Maybe it's the fact that I've played too many games and read too many books over the years with objectively "everyone wins" endings in them that I want something like that for this game, where Lumiere is saved, everyone who was gommage'd comes back, Aline and Alicia are brought out of the Canvas for an amount of time to allow them to recuperate and then go back in to kind of "wean" them off of it until they can visit without getting addicted to it like they are now, and Alicia develops enough power as a painter to restore the canvas to what it was before the fracture.
Then the entire family can visit the canvas whenever they want and they collectively protect it from the Writers who may come in later to try and destroy it just like they tried using the fire to break the family previously.
I loved the game's story, and I think its a shame how much they ended up fumbling it, especially in the way they resolved the story. If they had kept up the momentum from Prologue/Act 1, this would have been one of the best games I have ever played.

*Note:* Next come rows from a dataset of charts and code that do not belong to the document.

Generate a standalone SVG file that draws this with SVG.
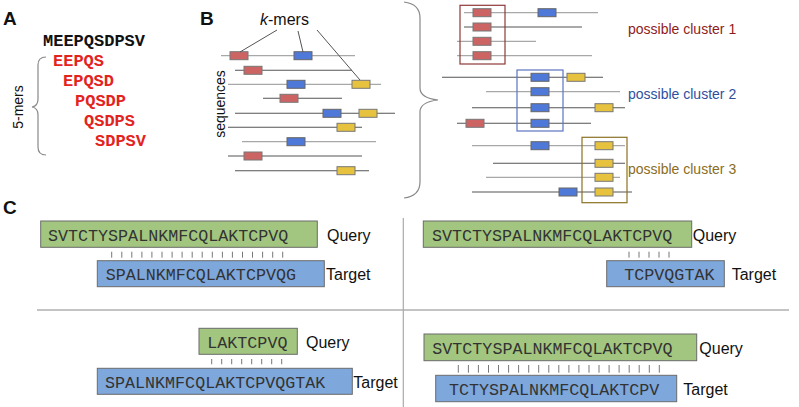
<svg xmlns="http://www.w3.org/2000/svg" width="799" height="407" viewBox="0 0 799 407">
<style>
.lbl{font-family:"Liberation Sans",Arial,sans-serif;font-weight:bold;font-size:19px;fill:#111}
.sans{font-family:"Liberation Sans",Arial,sans-serif;fill:#111}
.mono{font-family:"Liberation Mono","Courier New",monospace}
.kb{font-family:"Liberation Mono","Courier New",monospace;font-weight:bold;font-size:17px}
.seq{font-family:"Liberation Mono","Courier New",monospace;font-size:16.7px;fill:#333}
.ln{stroke:#a8a8a8;stroke-width:1.3;fill:none}
.ld{stroke:#555;stroke-width:1.1;fill:none}
.r{fill:#cd6464;stroke:#777;stroke-width:1}
.b{fill:#4e79d8;stroke:#666;stroke-width:1}
.y{fill:#e6c23e;stroke:#777;stroke-width:1}
.q{fill:#a2c67f;stroke:#6b6b6b;stroke-width:1}
.t{fill:#7ea7dc;stroke:#6b6b6b;stroke-width:1}
.tick{stroke:#777;stroke-width:1;fill:none}
.brace{stroke:#888;stroke-width:1.2;fill:none}
</style>

<!-- Panel A -->
<g id="panelA">
<text class="lbl" x="3" y="25">A</text>
<text class="kb" x="43" y="46" fill="#111">MEEPQSDPSV</text>
<text class="kb" x="53" y="66" fill="#e3241e">EEPQS</text>
<text class="kb" x="63" y="86" fill="#e3241e">EPQSD</text>
<text class="kb" x="75" y="106" fill="#e3241e">PQSDP</text>
<text class="kb" x="84" y="126" fill="#e3241e">QSDPS</text>
<text class="kb" x="95" y="146" fill="#e3241e">SDPSV</text>
<path class="brace" d="M46,57 Q38,57 38,65 V99 Q38,106 32,107 Q38,108 38,115 V147 Q38,155 46,155"/>
<text class="sans" font-size="14" transform="translate(23,107) rotate(-90)" text-anchor="middle">5-mers</text>
</g>

<!-- Panel B left -->
<g id="panelB-left">
<text class="lbl" x="200" y="25">B</text>
<text class="sans" font-size="16" x="260" y="25"><tspan font-style="italic">k</tspan>-mers</text>
<text class="sans" font-size="14" transform="translate(225,104) rotate(-90)" text-anchor="middle">sequences</text>
<line class="ln" x1="221" y1="55.7" x2="355" y2="55.7"/>
<line class="ld" x1="235" y1="70.3" x2="352" y2="70.3"/>
<line class="ln" x1="228" y1="84.3" x2="381" y2="84.3"/>
<line class="ld" x1="263" y1="98.3" x2="342" y2="98.3"/>
<line class="ld" x1="235" y1="113.3" x2="395" y2="113.3"/>
<line class="ld" x1="228" y1="127.3" x2="362" y2="127.3"/>
<line class="ln" x1="242" y1="141.7" x2="376" y2="141.7"/>
<line class="ld" x1="228" y1="156" x2="362" y2="156"/>
<line class="ld" x1="235" y1="170.7" x2="369" y2="170.7"/>
<rect class="r" x="230" y="51.7" width="18" height="8"/>
<rect class="b" x="294" y="51.7" width="18" height="8"/>
<rect class="r" x="244" y="66.3" width="18" height="8"/>
<rect class="b" x="287" y="80.3" width="18" height="8"/>
<rect class="y" x="352" y="80.3" width="18" height="8"/>
<rect class="r" x="280" y="94.3" width="18" height="8"/>
<rect class="b" x="323" y="109.3" width="18" height="8"/>
<rect class="y" x="359" y="109.3" width="18" height="8"/>
<rect class="y" x="337" y="123.3" width="18" height="8"/>
<rect class="b" x="287" y="137.7" width="18" height="8"/>
<rect class="r" x="244" y="152" width="18" height="8"/>
<rect class="y" x="337" y="166.7" width="18" height="8"/>
<path class="brace" d="M404,2 Q420,4 420,18 V88 Q420,98 438,100 Q420,102 420,112 V182 Q420,196 404,198"/>
</g>

<g id="connectors">
<line stroke="#555" stroke-width="1" x1="277" y1="30" x2="240" y2="52"/>
<line stroke="#555" stroke-width="1" x1="298" y1="31" x2="303" y2="52"/>
<line stroke="#555" stroke-width="1" x1="317" y1="30" x2="360" y2="80"/>
</g>

<!-- Panel B right -->
<g id="panelB-right">
<line class="ln" x1="464" y1="12.7" x2="598" y2="12.7"/>
<line class="ld" x1="464" y1="27" x2="582" y2="27"/>
<line class="ln" x1="457" y1="41.3" x2="536" y2="41.3"/>
<line class="ln" x1="457" y1="55.7" x2="592" y2="55.7"/>
<line class="ld" x1="442" y1="77.3" x2="603" y2="77.3"/>
<line class="ln" x1="486" y1="91.7" x2="620" y2="91.7"/>
<line class="ld" x1="472" y1="107.7" x2="625" y2="107.7"/>
<line class="ld" x1="457" y1="123.3" x2="591" y2="123.3"/>
<line class="ln" x1="472" y1="145.7" x2="625" y2="145.7"/>
<line class="ld" x1="493" y1="163.3" x2="625" y2="163.3"/>
<line class="ln" x1="486" y1="177.3" x2="620" y2="177.3"/>
<line class="ld" x1="472" y1="192" x2="632" y2="192"/>
<rect class="r" x="473" y="8.7" width="18" height="8"/>
<rect class="b" x="538" y="8.7" width="18" height="8"/>
<rect class="r" x="473" y="23" width="18" height="8"/>
<rect class="r" x="473" y="37.3" width="18" height="8"/>
<rect class="r" x="473" y="51.7" width="18" height="8"/>
<rect class="b" x="531" y="73.3" width="18" height="8"/>
<rect class="y" x="567" y="73.3" width="18" height="8"/>
<rect class="b" x="531" y="87.7" width="18" height="8"/>
<rect class="b" x="531" y="103.7" width="18" height="8"/>
<rect class="y" x="595" y="103.7" width="18" height="8"/>
<rect class="r" x="466" y="119.3" width="18" height="8"/>
<rect class="b" x="531" y="119.3" width="18" height="8"/>
<rect class="b" x="531" y="141.7" width="18" height="8"/>
<rect class="y" x="595" y="141.7" width="18" height="8"/>
<rect class="y" x="595" y="159.3" width="18" height="8"/>
<rect class="y" x="595" y="173.3" width="18" height="8"/>
<rect class="b" x="559" y="188" width="18" height="8"/>
<rect class="y" x="595" y="188" width="18" height="8"/>
</g>
<g id="cluster1">
<rect x="460" y="5.3" width="45" height="58.7" fill="none" stroke="#8e3a3a" stroke-width="1.2"/>
<text class="sans" font-size="14" x="628" y="34" style="fill:#8e1c1c">possible cluster 1</text>
</g>
<g id="cluster2">
<rect x="517" y="70" width="46" height="61" fill="none" stroke="#5a74c0" stroke-width="1.2"/>
<text class="sans" font-size="14" x="628" y="99" style="fill:#2f4f9e">possible cluster 2</text>
</g>
<g id="cluster3">
<rect x="582" y="137.3" width="45" height="65.4" fill="none" stroke="#8a7224" stroke-width="1.2"/>
<text class="sans" font-size="14" x="628" y="174" style="fill:#8a6d1e">possible cluster 3</text>
</g>

<!-- Panel C -->
<g id="panelC">
<text class="lbl" x="3" y="214">C</text>
<line stroke="#888" stroke-width="1" x1="37" y1="310" x2="789" y2="310"/>
<line stroke="#aaa" stroke-width="1.2" x1="403.3" y1="218" x2="403.3" y2="407"/>
</g>

<g id="align1">
<rect class="q" x="40.7" y="221" width="276.6" height="26.3"/>
<text class="seq" x="48" y="241">SVTCTYSPALNKMFCQLAKTCPVQ</text>
<text class="sans" font-size="16" x="327" y="241">Query</text>
<path class="tick" d="M111.7,251.7V257.7M121.8,251.7V257.7M131.8,251.7V257.7M141.9,251.7V257.7M151.9,251.7V257.7M162,251.7V257.7M172.1,251.7V257.7M182.1,251.7V257.7M192.2,251.7V257.7M202.2,251.7V257.7M212.3,251.7V257.7M222.4,251.7V257.7M232.4,251.7V257.7M242.5,251.7V257.7M252.5,251.7V257.7M262.6,251.7V257.7M272.7,251.7V257.7M282.7,251.7V257.7"/>
<rect class="t" x="97.3" y="260.7" width="227" height="26"/>
<text class="seq" x="105.7" y="280">SPALNKMFCQLAKTCPVQG</text>
<text class="sans" font-size="16" x="326" y="280">Target</text>
</g>

<g id="align2">
<rect class="q" x="423.3" y="221" width="268.4" height="26.3"/>
<text class="seq" x="432" y="241">SVTCTYSPALNKMFCQLAKTCPVQ</text>
<text class="sans" font-size="16" x="692.7" y="241">Query</text>
<path class="tick" d="M629,251.7V257.7M639,251.7V257.7M649,251.7V257.7M659,251.7V257.7M669,251.7V257.7"/>
<rect class="t" x="606.7" y="260.7" width="117.6" height="26"/>
<text class="seq" x="624.3" y="280">TCPVQGTAK</text>
<text class="sans" font-size="16" x="731.7" y="280">Target</text>
</g>

<g id="align3">
<rect class="q" x="199" y="328.3" width="98.3" height="26"/>
<text class="seq" x="207.3" y="348.3">LAKTCPVQ</text>
<text class="sans" font-size="16" x="306" y="348.3">Query</text>
<path class="tick" d="M211.7,359V364.3M221.7,359V364.3M231.7,359V364.3M241.7,359V364.3M251.7,359V364.3M261.7,359V364.3M271.7,359V364.3M281.7,359V364.3"/>
<rect class="t" x="97.3" y="368.3" width="255" height="26"/>
<text class="seq" x="105" y="388.3">SPALNKMFCQLAKTCPVQGTAK</text>
<text class="sans" font-size="16" x="353.3" y="388.3">Target</text>
</g>

<g id="align4">
<rect class="q" x="424" y="334" width="272.7" height="26.7"/>
<text class="seq" x="432.3" y="354.3">SVTCTYSPALNKMFCQLAKTCPVQ</text>
<text class="sans" font-size="16" x="699.3" y="354.3">Query</text>
<path class="tick" d="M458.3,365V372.7M468.4,365V372.7M478.4,365V372.7M488.5,365V372.7M498.5,365V372.7M508.6,365V372.7M518.6,365V372.7M528.7,365V372.7M538.7,365V372.7M548.8,365V372.7M558.8,365V372.7M568.9,365V372.7M578.9,365V372.7M589,365V372.7M599,365V372.7M609.1,365V372.7M619.1,365V372.7M629.2,365V372.7M639.2,365V372.7M649.3,365V372.7M659.3,365V372.7"/>
<rect class="t" x="435.7" y="375.3" width="241" height="26.4"/>
<text class="seq" x="449" y="395">TCTYSPALNKMFCQLAKTCPV</text>
<text class="sans" font-size="16" x="683.3" y="395">Target</text>
</g>
</svg>
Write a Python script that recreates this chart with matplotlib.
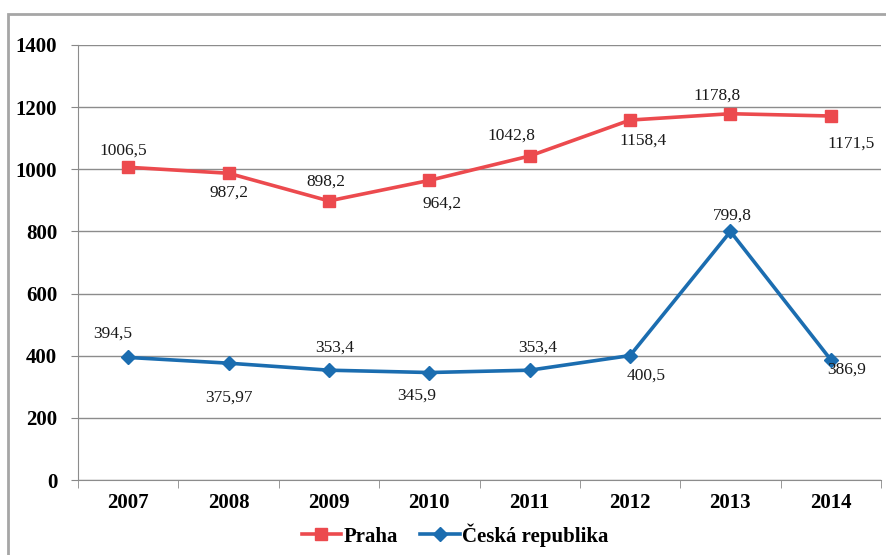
import matplotlib
matplotlib.use('Agg')
import matplotlib.pyplot as plt
from matplotlib.patches import Rectangle
from matplotlib.ticker import FixedLocator, NullFormatter

years = ['2007', '2008', '2009', '2010', '2011', '2012', '2013', '2014']
praha = [1006.5, 987.2, 898.2, 964.2, 1042.8, 1158.4, 1178.8, 1171.5]
cr = [394.5, 375.97, 353.4, 345.9, 353.4, 400.5, 799.8, 386.9]
praha_labels = ['1006,5', '987,2', '898,2', '964,2', '1042,8', '1158,4',
                '1178,8', '1171,5']
cr_labels = ['394,5', '375,97', '353,4', '345,9', '353,4', '400,5', '799,8',
             '386,9']

# label offsets in pixels (dx, dy), as placed in the original
praha_off = [(-5, 17), (0, -19), (-3, 19), (13, -23), (-18, 20), (13, -21),
             (-13, 18), (20, -28)]
cr_off = [(-15, 24), (0, -34), (6, 23), (-13, -23), (8, 23), (16, -20),
          (2, 16), (16, -10)]

RED = '#ec4a4e'
BLUE = '#1b6db0'
SERIF = ['Liberation Serif', 'DejaVu Serif']

plt.rcParams['font.family'] = SERIF

fig = plt.figure(figsize=(8.86, 5.55), dpi=100)
ax = fig.add_axes([78 / 886, 1 - 480 / 555, 803 / 886, 435 / 555])

# outer chart border
fig.patches.append(Rectangle((8 / 886, -0.01), 1.0, 1 - 14 / 555 + 0.01,
                             transform=fig.transFigure, fill=False,
                             edgecolor='#a6a6a6', linewidth=2.0))

x = list(range(len(years)))
ax.plot(x, praha, color=RED, linewidth=2.6, marker='s', markersize=8,
        label='Praha', zorder=3)
ax.plot(x, cr, color=BLUE, linewidth=2.6, marker='D', markersize=7,
        label='Česká republika', zorder=3)

for i in x:
    ax.annotate(praha_labels[i], (i, praha[i]), xytext=praha_off[i],
                textcoords='offset pixels', ha='center', va='center',
                fontsize=12.5, color='#1a1a1a')
    ax.annotate(cr_labels[i], (i, cr[i]), xytext=cr_off[i],
                textcoords='offset pixels', ha='center', va='center',
                fontsize=12.5, color='#1a1a1a')

ax.set_xlim(-0.5, len(years) - 0.5)
ax.set_ylim(0, 1400)
ax.set_yticks(range(0, 1401, 200))
ax.set_xticks(x)
ax.set_xticklabels(years)
ax.xaxis.set_minor_locator(FixedLocator([i - 0.5 for i in range(len(years) + 1)]))
ax.xaxis.set_minor_formatter(NullFormatter())
ax.tick_params(axis='x', which='major', length=0, pad=9)
ax.tick_params(axis='x', which='minor', length=6, color='#888888')
ax.tick_params(axis='y', length=5, color='#888888', pad=10)
for lab in ax.get_xticklabels() + ax.get_yticklabels():
    lab.set_fontweight('bold')
    lab.set_fontsize(15)
ax.grid(axis='y', color='#8c8c8c', linewidth=1)
ax.set_axisbelow(True)
for side in ['top', 'right']:
    ax.spines[side].set_visible(False)
ax.spines['left'].set_color('#8c8c8c')
ax.spines['bottom'].set_color('#8c8c8c')

ax.legend(loc='center', bbox_to_anchor=(455 / 886, 1 - 535 / 555),
          bbox_transform=fig.transFigure, ncol=2, frameon=False,
          prop={'family': SERIF, 'weight': 'bold', 'size': 15},
          handlelength=1.9, handletextpad=0.1, columnspacing=1.1,
          borderpad=0.1)

fig.savefig('out.png', dpi=100)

But now for me atleast, its one of the least enjoyable experiences ive had by the end with the experience completely soured.
That is an interesting point I havent seen anyone bring up yet, and I hadnt considered myself.
Maybe. I wish we had gotten more story about the family's life outside and before the fire.
either way, justice for Gustav
They're also explicitly in-universe real! There's multiple things in the game openly stating that basically everyone and their literal actual mother considers the canvas a real place with real people really living real lives in it, so where are you guys getting "They aren't real and now I am not invested" from?